The Commission of Experts further stated that the coercive methods used to remove the civilian population can include: homicide, torture, arbitrary arrest and detention, extrajudicial executions, rape and sexual assaults, severe physical harm to civilians, segregation of the civilian population in ghetto areas, forcible removal, displacement, and deportation of the civilian population, and intentional military attacks or threats of attacks on civilians and civilian areas.

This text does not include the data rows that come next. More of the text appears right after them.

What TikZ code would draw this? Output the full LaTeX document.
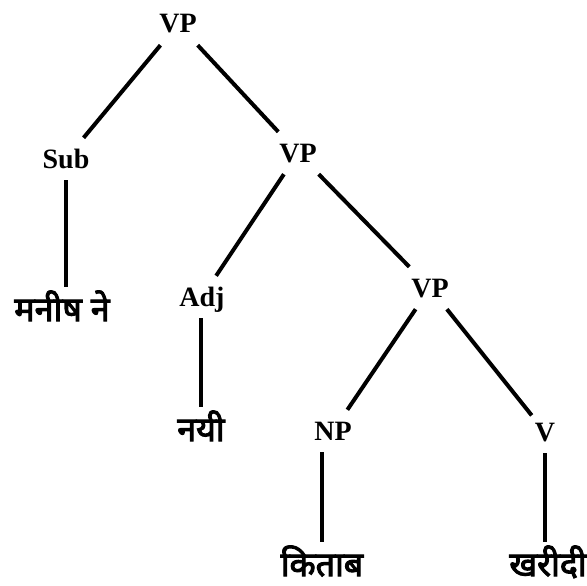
\documentclass[tikz,border=0pt]{standalone}
\usepackage{fontspec}
\setmainfont{Liberation Serif}
\newfontfamily\deva[Script=Devanagari,FakeBold=3]{Noto Sans}
\begin{document}
\begin{tikzpicture}[x=1pt,y=-1pt,
  cat/.style={font=\fontsize{28}{30}\selectfont\bfseries,anchor=base,text height=20pt,text depth=2pt,inner xsep=3pt,inner ysep=10pt},
  word/.style={font=\deva\fontsize{34}{36}\selectfont,anchor=base,text height=30pt,text depth=1pt,inner xsep=6pt,inner ysep=4pt},
  edge/.style={line width=4pt}]
\useasboundingbox (0,0) rectangle (587,586);
\node[cat] (VP) at (178,33) {VP};% top
\node[cat] (Sub) at (66,168) {Sub};
\node[cat] (VPP) at (298,162) {VP};
\node[cat] (Adj) at (202,306) {Adj};
\node[cat] (VPPP) at (430,297) {VP};
\node[cat] (NP) at (333,440) {NP};
\node[cat] (V) at (545,441) {V};

\node[word] (manish) at (62,321) {मनीष ने};% leaves
\node[word] (nayi) at (201,441) {नयी};
\node[word] (kitab) at (322,576) {किताब};
\node[word] (kharidi) at (548,576) {खरीदी};

\draw[edge] (VP) -- (Sub);
\draw[edge] (VP) -- (VPP);
\draw[edge] (VPP) -- (Adj);
\draw[edge] (VPP) -- (VPPP);
\draw[edge] (VPPP) -- (NP);
\draw[edge] (VPPP) -- (V);
\draw[edge] (Sub) -- (Sub |- manish.north);
\draw[edge] (nayi) -- (nayi |- Adj.south);
\draw[edge] (kitab) -- (kitab |- NP.south);
\draw[edge] (V) -- (V |- kharidi.north);
\end{tikzpicture}
\end{document}
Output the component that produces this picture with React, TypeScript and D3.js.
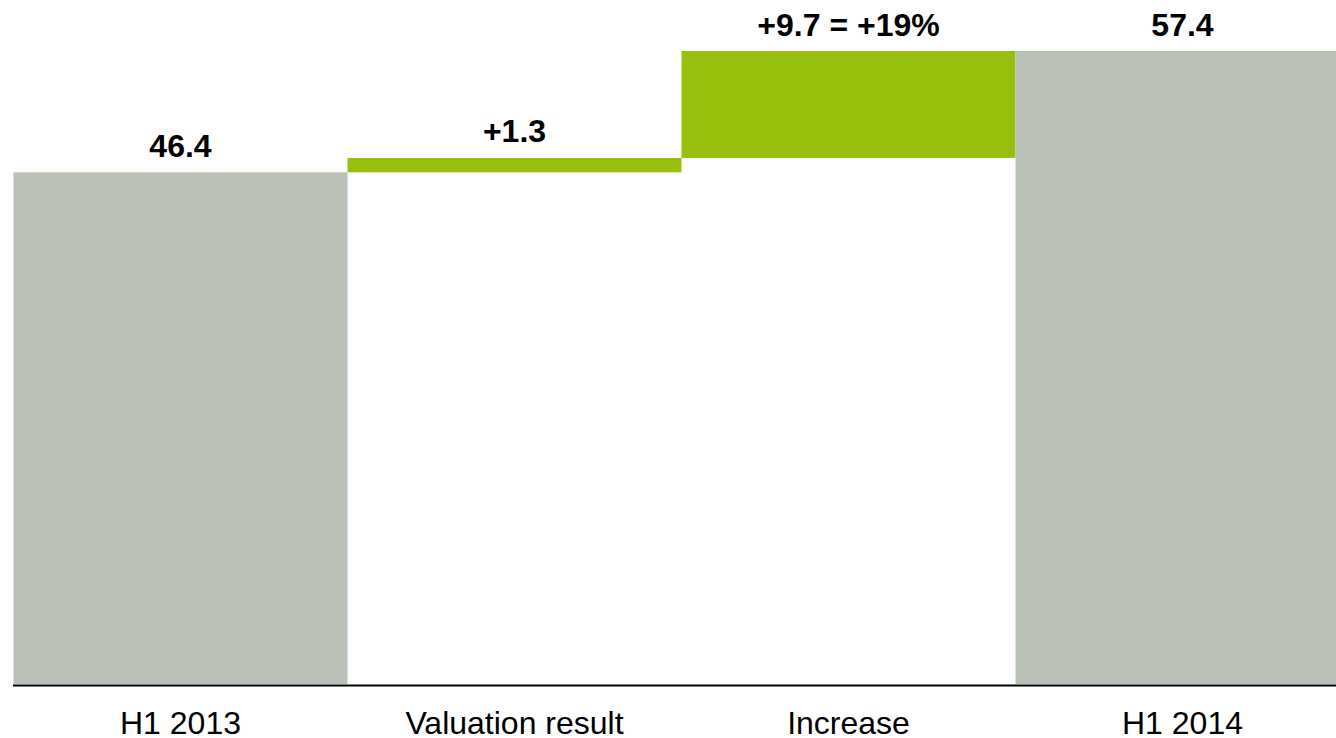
import React from "react";
import * as d3 from "d3";

const categories = ["H1 2013", "Valuation result", "Increase", "H1 2014"];
const starts = [0, 46.4, 47.7, 0];
const ends = [46.4, 47.7, 57.4, 57.4];
const valueLabels = ["46.4", "+1.3", "+9.7 = +19%", "57.4"];
const kinds = ["total", "delta", "delta", "total"];

const W = 1336;
const H = 738;

export default function App() {
  const x = d3.scaleBand<string>().domain(categories).range([13.5, 13.5 + 334 * 4]).padding(0);
  const y = d3.scaleLinear().domain([0, 57.4]).range([684, 51]);
  const color = (k: string) => (k === "total" ? "#B9C1B6" : "#97BF0D");
  return (
    <svg
      width={W}
      height={H}
      style={{ position: "absolute", left: 0, top: 0, fontFamily: "'Liberation Sans', Arial, sans-serif" }}
    >
      <g>
        {categories.map((c, i) => {
          const x0 = x(c)!;
          const top = y(Math.max(starts[i], ends[i]));
          const bot = y(Math.min(starts[i], ends[i]));
          return (
            <rect key={c} x={x0} y={top} width={x.bandwidth()} height={bot - top} fill={color(kinds[i])} />
          );
        })}
      </g>
      <line x1={13} x2={W} y1={685.5} y2={685.5} stroke="#000" strokeWidth={2} />
      {categories.map((c, i) => (
        <text
          key={"v" + c}
          x={x(c)! + x.bandwidth() / 2}
          y={y(Math.max(starts[i], ends[i])) - 15.5}
          textAnchor="middle"
          fontSize={32}
          fontWeight="bold"
          fill="#000"
        >
          {valueLabels[i]}
        </text>
      ))}
      {categories.map((c) => (
        <text key={"c" + c} x={x(c)! + x.bandwidth() / 2} y={733.5} textAnchor="middle" fontSize={32} fill="#000">
          {c}
        </text>
      ))}
    </svg>
  );
}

Analysing these terms against the current context, there have been various reports of both genocide and ethnic cleansing. Minister for Social rights of Spain, Ione Belarra, has accused Israel of conducting a “planned genocide” in Gaza. It is unacceptable, she continued, to exploit the horrifying killings of Israeli citizens by Palestinian armed groups as an alibi for Israel’s crimes in general and the atrocity in Gaza in particular.
Historically, courts have had difficulty establishing a legal criterion for genocidal intent. Apart from the Rwandan genocide in 1994 and the Nazi dictatorship, few offenders have explicitly left plans outlining their intentions to wipe out groups.
However, there are signs of mass ethnic cleansing, as UN experts warn.
“There is a grave danger that what we are witnessing may be a repeat of the 1948 Nakba, and the 1967 Naksa, yet on a larger scale. The international community must do everything to stop this from happening again,” Francesca Albanese, UN Special Rapporteur on the situation of human rights in the Palestinian Territory occupied since 1967, said.
Israel’s government persistently refuses to cooperate with an International Criminal Court investigation, saying that the “Hague-based body has no authority to investigate Israel or its officials,” as Israel is not a party to the Rome Statute. However, scholars and practitioners of international law, Jewish civil society groups, Holocaust and genocide studies scholars, are warning of the potential genocide in Gaza.